*PROBLEM*
Identify the lines holding "with" and copy them.

*INPUT ROWS*
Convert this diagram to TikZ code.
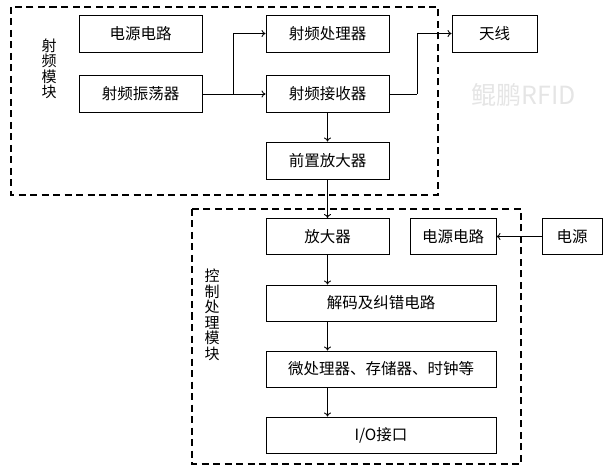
\documentclass[tikz,border=0pt]{standalone}
\usepackage{fontspec}
\setmainfont{Noto Sans CJK SC}
\usetikzlibrary{arrows.meta,positioning}

\begin{document}
\begin{tikzpicture}[
  x=1pt, y=-1pt,
  font=\fontsize{15.5}{17}\selectfont,
  box/.style={draw, line width=0.9pt, align=center, inner sep=0pt, minimum height=37pt},
  group/.style={draw, line width=1.6pt, dash pattern=on 7pt off 4.5pt},
  vlabel/.style={align=center, font=\fontsize{15}{15.5}\selectfont},
  arr/.style={-{To[length=4pt,width=7pt]}, line width=0.9pt}
]
\useasboundingbox (0,0) rectangle (613,470);
% radio module
\draw[group] (11,7) rectangle (438,195);
\node[vlabel] (rflab) at (49,69) {射\\频\\模\\块};
\node[box, minimum width=123pt] (pwra) at (140.5,33.5) {电源电路};
\node[box, minimum width=123pt] (osc) at (140.5,94) {射频振荡器};
\node[box, minimum width=123pt] (proc) at (327.5,33.5) {射频处理器};
\node[box, minimum width=123pt] (recv) at (327.5,94) {射频接收器};
\node[box, minimum width=123pt] (pre) at (327.5,160.5) {前置放大器};
\node[box, minimum width=85pt] (ant) at (494.5,33.5) {天线};
\node[text=black!10, font=\fontsize{25}{27}\selectfont] (mark) at (524,95) {鲲鹏RFID};
% control module
\draw[group] (192,209) rectangle (521,464);
\node[vlabel] (ctllab) at (212,315) {控\\制\\处\\理\\模\\块};
\node[box, minimum width=123pt, minimum height=36pt] (amp) at (327.5,236.5) {放大器};
\node[box, minimum width=86pt, minimum height=36pt] (pwrb) at (453,236.5) {电源电路};
\node[box, minimum width=60pt, minimum height=36pt] (src) at (572,236.5) {电源};
\node[box, minimum width=230pt, minimum height=36pt] (dec) at (381,303) {解码及纠错电路};
\node[box, minimum width=230pt, minimum height=36pt] (mcu) at (381,369) {微处理器、存储器、时钟等};
\node[box, minimum width=230pt, minimum height=36pt] (io) at (381,435) {I/O接口};
% connectors
\coordinate (br) at (233,94);
\coordinate (bend) at (417,94);
\draw[arr] (osc) -- (recv);
\draw[arr] (br) |- (proc);
\draw[line width=0.9pt] (recv) -- (bend);
\draw[arr] (bend) |- (ant);
\draw[arr] (recv) -- (pre);
\draw[arr] (pre) -- (amp);
\draw[arr] (amp) -- (amp |- dec.north);
\draw[arr] (amp |- dec.south) -- (amp |- mcu.north);
\draw[arr] (amp |- mcu.south) -- (amp |- io.north);
\draw[arr] (src) -- (pwrb);
\end{tikzpicture}
\end{document}
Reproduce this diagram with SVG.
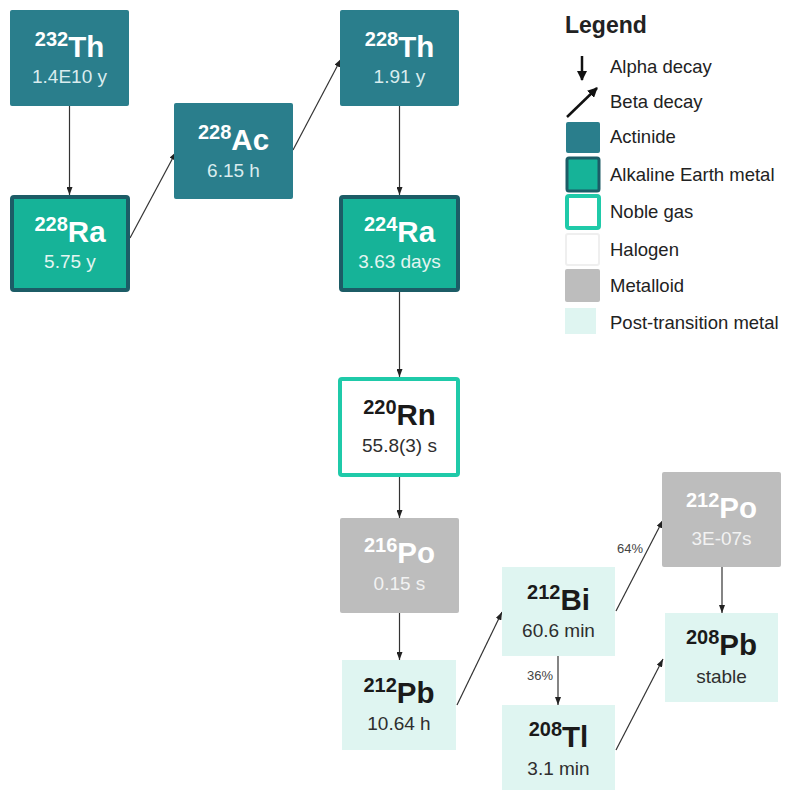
<svg xmlns="http://www.w3.org/2000/svg" width="786" height="790" viewBox="0 0 786 790">
<defs>
<style>
text{font-family:"Liberation Sans",Arial,sans-serif;}
.main{font-size:29.5px;font-weight:bold;}
.sup{font-size:20px;font-weight:bold;}
.sub{font-size:19px;}
.w{fill:#ffffff;}
.ws{fill:#d9ecee;}
.wg{fill:#e4f5f1;}
.wm{fill:#f2f2f2;}
.d{fill:#1a1a1a;}
.ds{fill:#2e2e2e;}
.act{fill:#2a7e8c;}
.alk{fill:#16b398;stroke:#1c5c66;stroke-width:4;}
.nob{fill:#ffffff;stroke:#1fcaa9;stroke-width:4;}
.met{fill:#bdbdbd;}
.pt{fill:#dff5f1;}
.edge{stroke:#333;stroke-width:1.2;fill:none;marker-end:url(#ah);}
.pct{font-size:13px;fill:#444;}
.leg{font-size:18.5px;fill:#222;}
</style>
<marker id="ah" viewBox="0 0 8 6" refX="8" refY="3" markerWidth="8" markerHeight="6" markerUnits="userSpaceOnUse" orient="auto">
<path d="M0,0 L8,3 L0,6 z" fill="#222"/>
</marker>
<marker id="ahb" viewBox="0 0 10 10" refX="9" refY="5" markerWidth="10" markerHeight="10" markerUnits="userSpaceOnUse" orient="auto">
<path d="M0,0 L10,5 L0,10 z" fill="#111"/>
</marker>
</defs>

<g id="connectors">
<line class="edge" x1="69.5" y1="106" x2="69.5" y2="195"/>
<line class="edge" x1="130" y1="238" x2="176" y2="152"/>
<line class="edge" x1="293" y1="150" x2="341" y2="59"/>
<line class="edge" x1="399.5" y1="106" x2="399.5" y2="195"/>
<line class="edge" x1="399.5" y1="292" x2="399.5" y2="377"/>
<line class="edge" x1="399.5" y1="477" x2="399.5" y2="518"/>
<line class="edge" x1="399.5" y1="613" x2="399.5" y2="660"/>
<line class="edge" x1="457" y1="705" x2="502" y2="612"/>
<line class="edge" x1="616" y1="611" x2="663" y2="520"/>
<line class="edge" x1="558" y1="656" x2="558" y2="705"/>
<line class="edge" x1="722" y1="567" x2="722" y2="613"/>
<line class="edge" x1="616" y1="750" x2="663" y2="659"/>
<text class="pct" x="617" y="553">64%</text>
<text class="pct" x="527" y="680">36%</text>
</g>

<g id="th232">
<rect class="act" x="10" y="10" width="119" height="96" rx="2"/>
<text class="main w" x="69.5" y="57" text-anchor="middle"><tspan class="sup" dy="-11">232</tspan><tspan dy="11">Th</tspan></text>
<text class="sub ws" x="69.5" y="83" text-anchor="middle">1.4E10 y</text>
</g>

<g id="ra228">
<rect class="alk" x="12" y="197" width="116" height="93" rx="2"/>
<text class="main w" x="70" y="242" text-anchor="middle"><tspan class="sup" dy="-11">228</tspan><tspan dy="11">Ra</tspan></text>
<text class="sub wg" x="70" y="268" text-anchor="middle">5.75 y</text>
</g>

<g id="ac228">
<rect class="act" x="174" y="103" width="119" height="96" rx="2"/>
<text class="main w" x="233.5" y="150" text-anchor="middle"><tspan class="sup" dy="-11">228</tspan><tspan dy="11">Ac</tspan></text>
<text class="sub ws" x="233.5" y="177" text-anchor="middle">6.15 h</text>
</g>

<g id="th228">
<rect class="act" x="340" y="10" width="119" height="96" rx="2"/>
<text class="main w" x="399.5" y="57" text-anchor="middle"><tspan class="sup" dy="-11">228</tspan><tspan dy="11">Th</tspan></text>
<text class="sub ws" x="399.5" y="83" text-anchor="middle">1.91 y</text>
</g>

<g id="ra224">
<rect class="alk" x="341" y="197" width="117" height="93" rx="2"/>
<text class="main w" x="399.5" y="242" text-anchor="middle"><tspan class="sup" dy="-11">224</tspan><tspan dy="11">Ra</tspan></text>
<text class="sub wg" x="399.5" y="268" text-anchor="middle">3.63 days</text>
</g>

<g id="rn220">
<rect class="nob" x="340" y="379" width="118" height="96" rx="2"/>
<text class="main d" x="399.5" y="425" text-anchor="middle"><tspan class="sup" dy="-11">220</tspan><tspan dy="11">Rn</tspan></text>
<text class="sub ds" x="399.5" y="452" text-anchor="middle">55.8(3) s</text>
</g>

<g id="po216">
<rect class="met" x="340" y="518" width="119" height="95" rx="2"/>
<text class="main w" x="399.5" y="563" text-anchor="middle"><tspan class="sup" dy="-11">216</tspan><tspan dy="11">Po</tspan></text>
<text class="sub wm" x="399.5" y="590" text-anchor="middle">0.15 s</text>
</g>

<g id="pb212">
<rect class="pt" x="342" y="660" width="114" height="90"/>
<text class="main d" x="399" y="703" text-anchor="middle"><tspan class="sup" dy="-11">212</tspan><tspan dy="11">Pb</tspan></text>
<text class="sub ds" x="399" y="730" text-anchor="middle">10.64 h</text>
</g>

<g id="bi212">
<rect class="pt" x="502" y="567" width="113" height="89"/>
<text class="main d" x="558.5" y="610" text-anchor="middle"><tspan class="sup" dy="-11">212</tspan><tspan dy="11">Bi</tspan></text>
<text class="sub ds" x="558.5" y="637" text-anchor="middle">60.6 min</text>
</g>

<g id="tl208">
<rect class="pt" x="502" y="705" width="113" height="87"/>
<text class="main d" x="558.5" y="747" text-anchor="middle"><tspan class="sup" dy="-11">208</tspan><tspan dy="11">Tl</tspan></text>
<text class="sub ds" x="558.5" y="775" text-anchor="middle">3.1 min</text>
</g>

<g id="po212">
<rect class="met" x="662" y="472" width="119" height="95" rx="2"/>
<text class="main w" x="721.5" y="518" text-anchor="middle"><tspan class="sup" dy="-11">212</tspan><tspan dy="11">Po</tspan></text>
<text class="sub wm" x="721.5" y="545" text-anchor="middle">3E-07s</text>
</g>

<g id="pb208">
<rect class="pt" x="665" y="613" width="113" height="89"/>
<text class="main d" x="721.5" y="655" text-anchor="middle"><tspan class="sup" dy="-11">208</tspan><tspan dy="11">Pb</tspan></text>
<text class="sub ds" x="721.5" y="683" text-anchor="middle">stable</text>
</g>

<g id="legend">
<text x="565" y="33" font-size="23" font-weight="bold" fill="#222">Legend</text>
<line x1="582" y1="56" x2="582" y2="80" stroke="#111" stroke-width="2.5" marker-end="url(#ahb)"/>
<text class="leg" x="610" y="73">Alpha decay</text>
<line x1="567" y1="117" x2="597" y2="88" stroke="#111" stroke-width="2.5" marker-end="url(#ahb)"/>
<text class="leg" x="610" y="108">Beta decay</text>
<rect class="act" x="566" y="122" width="34" height="31" rx="2"/>
<text class="leg" x="610" y="143">Actinide</text>
<rect class="alk" x="567" y="158" width="32" height="33" rx="2" style="stroke-width:3"/>
<text class="leg" x="610" y="181">Alkaline Earth metal</text>
<rect class="nob" x="567" y="196" width="32" height="32" rx="2"/>
<text class="leg" x="610" y="218">Noble gas</text>
<rect x="566" y="234" width="33" height="31" rx="2" fill="#ffffff" stroke="#efefef" stroke-width="2"/>
<text class="leg" x="610" y="256">Halogen</text>
<rect class="met" x="565" y="269" width="35" height="33" rx="2"/>
<text class="leg" x="610" y="292">Metalloid</text>
<rect class="pt" x="565" y="308" width="31" height="26"/>
<text class="leg" x="610" y="329">Post-transition metal</text>
</g>
</svg>
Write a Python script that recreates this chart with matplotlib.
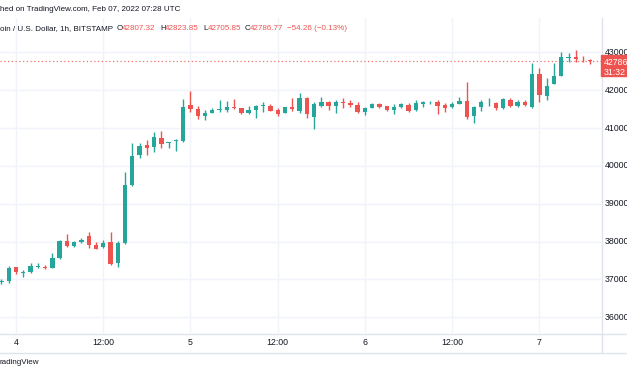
import matplotlib
matplotlib.use("Agg")
import matplotlib.pyplot as plt
from matplotlib.patches import Rectangle
from matplotlib.lines import Line2D
import numpy as np
import pandas as pd

# ---- data (BTC/USD, 1h, Bitstamp) ----
start_time = "2022-02-03 22:00"
opens = [36920, 36950, 37320, 37170, 37190, 37320, 37335, 37310, 37570, 38020,
         37880, 37995, 38150, 37900, 37850, 37980, 37420, 37950, 39495, 40290,
         40555, 40510, 40745, 40600, 40650, 40670, 41610, 41505, 41310, 41410,
         41480, 41490, 41550, 41525, 41400, 41470, 41580, 41585, 41480, 41410,
         41550, 41460, 41790, 41285, 41585, 41700, 41585, 41690, 41660, 41610,
         41435, 41525, 41650, 41585, 41480, 41550, 41610, 41480, 41640, 41680,
         41685, 41610, 41550, 41640, 41730, 41330, 41550, 41680, 41660, 41525,
         41745, 41595, 41700, 41570, 42425, 41860, 42165, 42380, 42860, 42870,
         42850, 42807.32]
highs = [37000, 37360, 37330, 37240, 37440, 37425, 37370, 37705, 38040, 38200,
         38006, 38100, 38260, 37980, 38040, 38245, 38010, 39830, 40600, 40600,
         40690, 40905, 40930, 40640, 40700, 41770, 41990, 41580, 41480, 41530,
         41745, 41720, 41770, 41530, 41590, 41600, 41700, 41630, 41525, 41570,
         41790, 41920, 41830, 41700, 41830, 41710, 41745, 41790, 41740, 41680,
         41550, 41670, 41660, 41590, 41630, 41660, 41660, 41745, 41725, 41725,
         41745, 41655, 41680, 41830, 42230, 41585, 41740, 41790, 41680, 41790,
         41790, 41740, 41740, 42715, 42580, 42320, 42715, 43005, 42995, 43065,
         42910, 42823.85]
lows = [36880, 36895, 37140, 37055, 37170, 37290, 37280, 37300, 37550, 37860,
        37860, 37950, 37820, 37800, 37840, 37380, 37335, 37930, 39480, 40220,
        40290, 40375, 40480, 40465, 40400, 40640, 41420, 41240, 41205, 41400,
        41420, 41420, 41510, 41380, 41380, 41260, 41435, 41440, 41330, 41390,
        41460, 41390, 41260, 40975, 41560, 41490, 41410, 41540, 41570, 41390,
        41345, 41520, 41525, 41440, 41365, 41540, 41420, 41460, 41550, 41630,
        41365, 41435, 41530, 41635, 41240, 41145, 41460, 41585, 41480, 41495,
        41550, 41560, 41585, 41525, 41685, 41745, 42165, 42370, 42740, 42740,
        42740, 42705.85]
closes = [36950, 37310, 37200, 37190, 37360, 37335, 37310, 37556, 38022, 37882,
          37995, 38040, 37910, 37810, 37955, 37405, 37950, 39495, 40270, 40535,
          40465, 40755, 40570, 40620, 40690, 41566, 41505, 41320, 41410, 41490,
          41505, 41550, 41525, 41400, 41480, 41585, 41590, 41460, 41380, 41550,
          41500, 41805, 41365, 41640, 41700, 41585, 41700, 41660, 41610, 41420,
          41525, 41630, 41565, 41480, 41565, 41630, 41450, 41655, 41680, 41690,
          41590, 41540, 41630, 41720, 41285, 41550, 41700, 41690, 41540, 41760,
          41590, 41700, 41610, 42425, 41875, 42120, 42380, 42870, 42880, 42830,
          42841.03, 42786.77]
price_ticks = [36000, 37000, 38000, 39000, 40000, 41000, 42000, 43000]
countdown = "31:32"
published = "hed on TradingView.com, Feb 07, 2022 07:28 UTC"
symbol_desc = "oin / U.S. Dollar, 1h, BITSTAMP"
brand = "radingView"

UP = "#26a69a"
DOWN = "#ef5350"
TXT = "#131722"
GRID = "#f0f3fa"
BORDER = "#e0e3eb"

W, H = 627, 376
plt.rcParams['font.family'] = ['Liberation Sans', 'DejaVu Sans']
HDR = 5.8

fig = plt.figure(figsize=(W / 100, H / 100), dpi=100)
fig.patch.set_facecolor("white")

def fx(px):
    return px / W

def fy(py):
    return 1 - py / H

# axes: pixel box x 0..601, y 18..333
ax_top, ax_bot, ax_right = 18, 333, 601
ax = fig.add_axes([0, fy(ax_bot), fx(ax_right), (ax_bot - ax_top) / H])
ax.set_facecolor("white")

times = pd.date_range(start_time, periods=len(opens), freq="h")
xs = np.asarray((times - times[0]) / pd.Timedelta(hours=1), dtype=float)

ax.set_xlim(-0.2, 82.47)
ax.set_ylim(35581, 43912)

# grid
for p in price_ticks:
    ax.axhline(p, color=GRID, lw=1, zorder=0)
tick_pos = []
tick_lab = []
for x, t in zip(xs, times):
    if t.hour == 0:
        tick_pos.append(x)
        tick_lab.append(str(t.day))
    elif t.hour == 12:
        tick_pos.append(x)
        tick_lab.append("12:00")
for x in tick_pos:
    ax.axvline(x, color=GRID, lw=1, zorder=0)

# candles
o = np.array(opens, float); h = np.array(highs, float)
l = np.array(lows, float); c = np.array(closes, float)
cols = [UP if cc >= oo else DOWN for oo, cc in zip(o, c)]
min_body = 22
bottoms = np.minimum(o, c)
heights = np.maximum(np.abs(c - o), min_body)
ax.vlines(xs, l, h, colors=cols, lw=1.0, zorder=2)
ax.bar(xs, heights, bottom=bottoms, width=0.6, color=cols, linewidth=0, zorder=3)

# last price dotted line
ax.axhline(c[-1], color=DOWN, lw=0.9, linestyle=(0, (1, 2)), alpha=0.8, zorder=1)

for s in ax.spines.values():
    s.set_visible(False)
ax.set_xticks([]); ax.set_yticks([])

# borders
fig.add_artist(Line2D([fx(601.5), fx(601.5)], [fy(18), fy(352)], color=BORDER, lw=1, transform=fig.transFigure))
fig.add_artist(Line2D([0, 1], [fy(333.5), fy(333.5)], color=BORDER, lw=1, transform=fig.transFigure))
fig.add_artist(Line2D([0, 1], [fy(352.5), fy(352.5)], color=BORDER, lw=1, transform=fig.transFigure))

# price axis labels
to_disp = ax.transData
for p in price_ticks:
    _, yd = to_disp.transform((0, p))
    fig.text(fx(605), yd / fig.dpi / fig.get_figheight(), str(p), fontsize=6.3, color=TXT,
             ha="left", va="center")

# time labels
for x, lab in zip(tick_pos, tick_lab):
    xd, _ = to_disp.transform((x, 0))
    fig.text(xd / fig.dpi / fig.get_figwidth(), fy(342.5), lab, fontsize=6.3, color=TXT,
             ha="center", va="center")

# last price box
_, yl = to_disp.transform((0, c[-1]))
ypix = H - yl / fig.dpi * 100
fig.add_artist(Rectangle((fx(601), fy(ypix + 15.5)), fx(26), 21 / H, color=DOWN,
                         transform=fig.transFigure, zorder=5))
fig.text(fx(604), fy(ypix + 1.5), f"{c[-1]:.2f}", fontsize=6.3, color="white",
         ha="left", va="center", zorder=6)
fig.text(fx(604), fy(ypix + 11.5), countdown, fontsize=6.3, color="white",
         ha="left", va="center", zorder=6)

# header
fig.text(0, fy(9.3), published, fontsize=HDR, color=TXT, ha="left", va="center")
fig.text(0, fy(28.3), symbol_desc, fontsize=HDR, color=TXT, ha="left", va="center")
chg = c[-1] - c[-2]
pct = chg / c[-2] * 100
items = [("O", o[-1], 117), ("H", h[-1], 160), ("L", l[-1], 203), ("C", c[-1], 245)]
for lab, val, xp in items:
    fig.text(fx(xp), fy(28.3), lab, fontsize=HDR, color=TXT, ha="left", va="center")
    fig.text(fx(xp + 5), fy(28.3), f"{val:.2f}", fontsize=HDR, color=DOWN, ha="left", va="center")
sign = "\u2212" if chg < 0 else "+"
fig.text(fx(287), fy(28.3), f"{sign}{abs(chg):.2f} ({sign}{abs(pct):.2f}%)", fontsize=HDR,
         color=DOWN, ha="left", va="center")

fig.text(0, fy(363), brand, fontsize=HDR, color=TXT, ha="left", va="center")

fig.savefig("out.png", dpi=100, facecolor="white")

*EXERCISE SOLUTION*
Reproduce this diagram with SVG.
Write a Python script that recreates this chart with matplotlib.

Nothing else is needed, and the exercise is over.